YBW engines past and present?

Discussion of chess software programming and technical issues.

Moderators: hgm, Rebel, chrisw

Dann Corbit
Posts: 12540
Joined: Wed Mar 08, 2006 8:57 pm
Location: Redmond, WA USA

Re: YBW engines past and present?

Post by Dann Corbit »

Sesse wrote: Sat Jan 02, 2021 1:20 am
Dann Corbit wrote: Thu Dec 31, 2020 3:55 pm Did you try LazySMP?
Easy as falling off of a log and seems to work really well.
It's insane that seemingly small tweaks to what was considered the worst-scaling algorithm (shared hash table) somehow produces the best one.
I agree. In fact, it is kind of disturbing.
Taking ideas is not a vice, it is a virtue. We have another word for this. It is called learning.
But sharing ideas is an even greater virtue. We have another word for this. It is called teaching.
syzygy
Posts: 5566
Joined: Tue Feb 28, 2012 11:56 pm

Re: YBW engines past and present?

Post by syzygy »

Sesse wrote: Sat Jan 02, 2021 1:20 am
Dann Corbit wrote: Thu Dec 31, 2020 3:55 pm Did you try LazySMP?
Easy as falling off of a log and seems to work really well.
It's insane that seemingly small tweaks to what was considered the worst-scaling algorithm (shared hash table) somehow produces the best one.
I don't think the small tweaks made the difference. In the old days testing an SMP implementation meant searching about 24 positions to a depth of about 8 and comparing total nodes, so I'm not sure there was any serious data to begin with. What may also have helped the shared hash table approach is the very low branching factor of modern engines.
Daniel Shawul
Posts: 4185
Joined: Tue Mar 14, 2006 11:34 am
Location: Ethiopia

Re: YBW engines past and present?

Post by Daniel Shawul »

ABDADA was comparable to YBW even in the old days too, just wasn't given as much attention.
From what I recall, the author was bad-mouthed when the paper came out claiming a YBW algorithm
done all through the hashtable. Lazy SMP is certainly lazier but it is not better than ABDADA which is
still the best algorithm for Scorpio.
Michel
Posts: 2272
Joined: Mon Sep 29, 2008 1:50 am

Re: YBW engines past and present?

Post by Michel »

It's insane that seemingly small tweaks to what was considered the worst-scaling algorithm (shared hash table) somehow produces the best one.
It was never "worst scaling". In fact the old Toga used an extremely simple implementation of shared hash and its scaling was comparable to YBW engines. One can check this at CCRL. I pointed this out a few times but it was ignored.
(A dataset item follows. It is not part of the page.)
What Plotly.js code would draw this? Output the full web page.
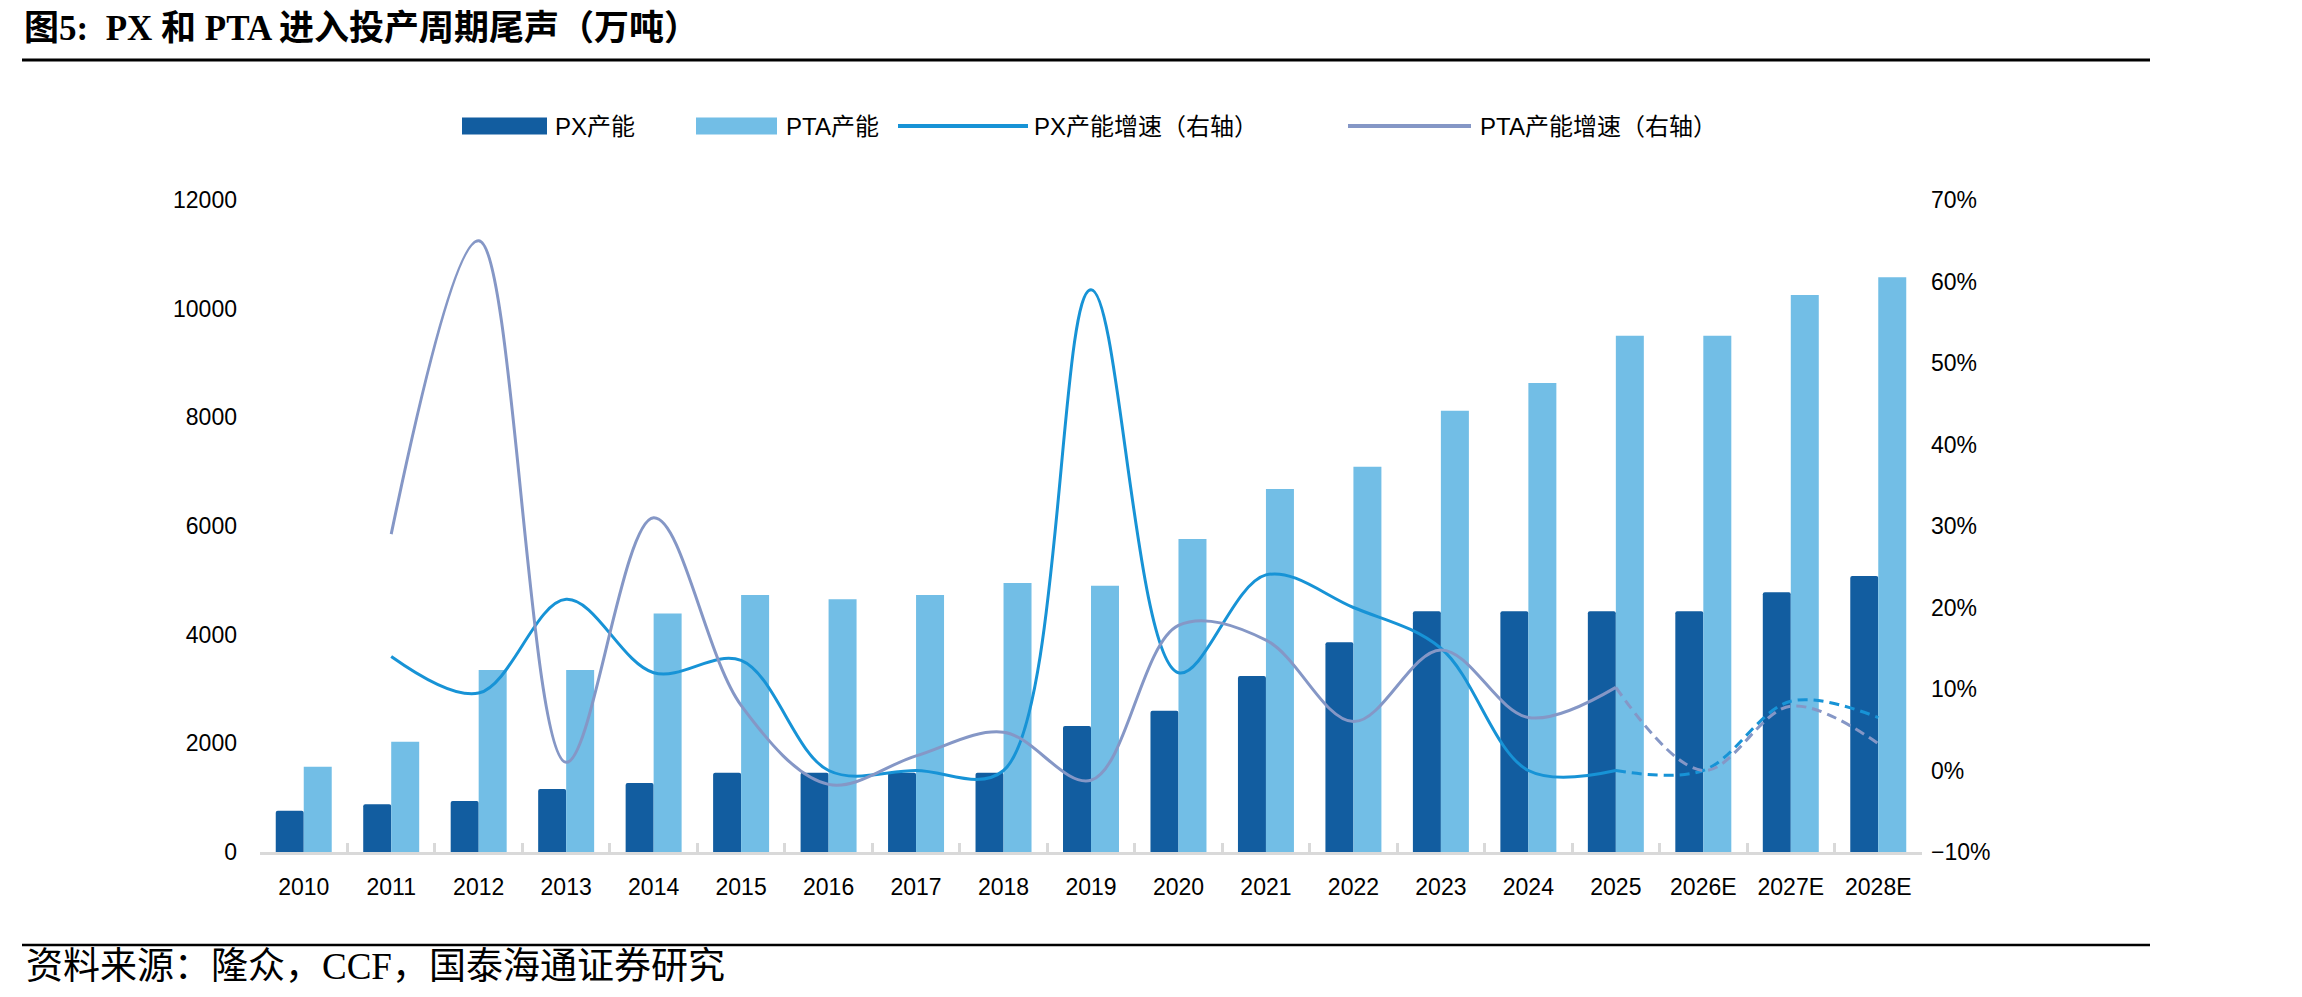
<!DOCTYPE html>
<html>
<head>
<meta charset="utf-8">
<script src="https://cdn.plot.ly/plotly-3.0.1.min.js"></script>
<style>
  html, body { margin: 0; padding: 0; background: #fff; }
  #chart { width: 2302px; height: 997px; }
</style>
</head>
<body>
<div id="chart"></div>
<script>
// ---------------- data ----------------
const categories = ['2010','2011','2012','2013','2014','2015','2016','2017','2018','2019',
                    '2020','2021','2022','2023','2024','2025','2026E','2027E','2028E'];
// 万吨
const pxCapacity  = [760, 880, 940, 1160, 1270, 1460, 1460, 1460, 1460, 2320,
                     2600, 3240, 3860, 4430, 4430, 4430, 4430, 4780, 5080];
const ptaCapacity = [1570, 2030, 3350, 3350, 4390, 4730, 4650, 4730, 4950, 4900,
                     5760, 6680, 7090, 8120, 8630, 9500, 9500, 10250, 10580];
// growth rates (right axis)
const pxGrowth  = [null, 0.14, 0.095, 0.21, 0.12, 0.135, 0.0, 0.0, 0.0, 0.59,
                   0.12, 0.24, 0.20, 0.15, 0.0, 0.0, 0.0, 0.085, 0.065];
const ptaGrowth = [null, 0.29, 0.65, 0.01, 0.31, 0.08, -0.017, 0.018, 0.047, -0.012,
                   0.178, 0.16, 0.06, 0.148, 0.065, 0.102, 0.0, 0.079, 0.033];
const forecastStart = '2025';   // lines are dashed from here on

const names = {
  px: 'PX产能', pta: 'PTA产能',
  pxG: 'PX产能增速（右轴）', ptaG: 'PTA产能增速（右轴）'
};
const titleText = '图5:  PX 和 PTA 进入投产周期尾声（万吨）';
const sourceText = '资料来源：隆众，CCF，国泰海通证券研究';

// ---------------- style ----------------
const C = {
  px: '#125DA0', pta: '#72BEE6', pxG: '#1793D6', ptaG: '#8597C6', axis: '#D9D9D9'
};
const W = 2302, H = 997;
const M = { l: 260, r: 380, t: 200, b: 145 };
const PW = W - M.l - M.r, PH = H - M.t - M.b;
const fx = X => (X - M.l) / PW;          // pixel -> paper x
const fy = Y => (H - M.b - Y) / PH;      // pixel -> paper y
const sansFont = 'Liberation Sans, Noto Sans CJK SC, sans-serif';

const iF = categories.indexOf(forecastStart);

function lineTraces(vals, name, color) {
  const solidX = [], solidY = [], dashX = [], dashY = [];
  categories.forEach((c, i) => {
    if (vals[i] === null) return;
    if (i <= iF) { solidX.push(c); solidY.push(vals[i]); }
    if (i >= iF) { dashX.push(c); dashY.push(vals[i]); }
  });
  return [
    { type: 'scatter', mode: 'lines', name: name, x: solidX, y: solidY, yaxis: 'y2',
      line: { color: color, width: 3, shape: 'spline', smoothing: 1 }, showlegend: false,
      hovertemplate: '%{x}: %{y:.1%}<extra>' + name + '</extra>' },
    { type: 'scatter', mode: 'lines', name: name, x: dashX, y: dashY, yaxis: 'y2',
      line: { color: color, width: 3, shape: 'spline', smoothing: 1, dash: '10px,6px' }, showlegend: false,
      hovertemplate: '%{x}: %{y:.1%}<extra>' + name + '</extra>' }
  ];
}

const traces = [
  { type: 'bar', name: names.px, x: categories, y: pxCapacity, marker: { color: C.px, cornerradius: 2 }, showlegend: false },
  { type: 'bar', name: names.pta, x: categories, y: ptaCapacity, marker: { color: C.pta }, showlegend: false },
  ...lineTraces(pxGrowth, names.pxG, C.pxG),
  ...lineTraces(ptaGrowth, names.ptaG, C.ptaG)
];

// custom legend (wide swatches as in the reference)
const legendItems = [
  { kind: 'rect', color: C.px,   x0: 462,  x1: 547,  text: names.px,   tx: 553 },
  { kind: 'rect', color: C.pta,  x0: 696,  x1: 777,  text: names.pta,  tx: 784 },
  { kind: 'line', color: C.pxG,  x0: 898,  x1: 1028, text: names.pxG,  tx: 1032 },
  { kind: 'line', color: C.ptaG, x0: 1348, x1: 1471, text: names.ptaG, tx: 1478 }
];
const legendY = 126;

const shapes = [
  // rule under title
  { type: 'line', xref: 'paper', yref: 'paper', x0: fx(22), x1: fx(2150), y0: fy(60), y1: fy(60),
    line: { color: '#000', width: 3 } },
  // rule above source
  { type: 'line', xref: 'paper', yref: 'paper', x0: fx(22), x1: fx(2150), y0: fy(945), y1: fy(945),
    line: { color: '#000', width: 2.5 } }
];
const annotations = [
  { xref: 'paper', yref: 'paper', x: fx(24), y: fy(966), xanchor: 'left', yanchor: 'middle',
    text: sourceText, showarrow: false,
    font: { family: 'Liberation Serif, Noto Sans CJK SC, serif', size: 37, color: '#000' } }
];
legendItems.forEach(it => {
  if (it.kind === 'rect') {
    shapes.push({ type: 'rect', xref: 'paper', yref: 'paper', x0: fx(it.x0), x1: fx(it.x1),
      y0: fy(legendY + 8.5), y1: fy(legendY - 8.5), fillcolor: it.color, line: { width: 0 } });
  } else {
    shapes.push({ type: 'line', xref: 'paper', yref: 'paper', x0: fx(it.x0), x1: fx(it.x1),
      y0: fy(legendY), y1: fy(legendY), line: { color: it.color, width: 4 } });
  }
  annotations.push({ xref: 'paper', yref: 'paper', x: fx(it.tx), y: fy(legendY), xanchor: 'left',
    yanchor: 'middle', text: it.text, showarrow: false,
    font: { family: sansFont, size: 24, color: '#000' } });
});

const layout = {
  width: W, height: H,
  margin: M,
  paper_bgcolor: '#fff', plot_bgcolor: '#fff',
  showlegend: false,
  barmode: 'group', bargap: 0.36, bargroupgap: 0,
  title: {
    text: '<b>' + titleText + '</b>',
    xref: 'container', yref: 'container', x: 24 / W, xanchor: 'left', y: 1 - 28 / H, yanchor: 'middle',
    font: { family: 'Liberation Serif, Noto Sans CJK SC, serif', size: 35, color: '#000' }
  },
  xaxis: {
    type: 'category', range: [-0.5, categories.length - 0.5],
    showline: true, linecolor: C.axis, linewidth: 3,
    ticks: 'inside', tickson: 'boundaries', ticklen: 9, tickwidth: 2.5, tickcolor: C.axis,
    showgrid: false, zeroline: false,
    tickfont: { family: sansFont, size: 23, color: '#000' },
    ticklabelstandoff: 12
  },
  yaxis: {
    range: [0, 12000], dtick: 2000, tick0: 0,
    showgrid: false, zeroline: false, showline: false, ticks: '',
    tickformat: 'd',
    tickfont: { family: sansFont, size: 23, color: '#000' },
    ticklabelstandoff: 22
  },
  yaxis2: {
    overlaying: 'y', side: 'right', range: [-0.1, 0.7], dtick: 0.1, tick0: 0,
    tickformat: '.0%', showgrid: false, zeroline: false, showline: false, ticks: '',
    tickfont: { family: sansFont, size: 23, color: '#000' },
    ticklabelstandoff: 8
  },
  shapes: shapes,
  annotations: annotations
};

Plotly.newPlot('chart', traces, layout, { displayModeBar: false, responsive: false });
</script>
</body>
</html>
The "tweaks" make little difference. In fact I think Stockfish has dropped all of them by now.
Ideas=science. Simplification=engineering.
Without ideas there is nothing to simplify.
Patrice Duhamel
Posts: 193
Joined: Sat May 25, 2013 11:17 am
Location: France
Full name: Patrice Duhamel

Re: YBW engines past and present?

Post by Patrice Duhamel »

Cheese still use YBW, based on Stockfish implementation, but I will look at Lazy SMP and maybe ABDADA.
Anything that can go wrong will go wrong.
Volker Annuss
Posts: 180
Joined: Mon Sep 03, 2007 9:15 am

Re: YBW engines past and present?

Post by Volker Annuss »

My engine Hermann was LazySMP. Although rating lists indicated, that Hermann with 4 cores was much stronger than with a single core, I was not satisfied with the speedup in time to depth with 4 ore more cores. So I started Arminius with a simple search and eval to have something clean to implement YBWC. Arminius has improved since then and is no longer that simple.

The latest public version of Arminius is a little more than 2 years old. It still uses YBWC. You can find it here:
http://www.nnuss.de/Hermann/Arminius2018-12-23.zip
http://www.nnuss.de/Hermann/Arminius201 ... nux.tar.gz
http://www.nnuss.de/Hermann/Arminius201 ... spi.tar,gz

Now I am on the way back to LazySMP. My latest development version has a UCI option to switch between LazySMP and YBWC, but it is not yet ready for release.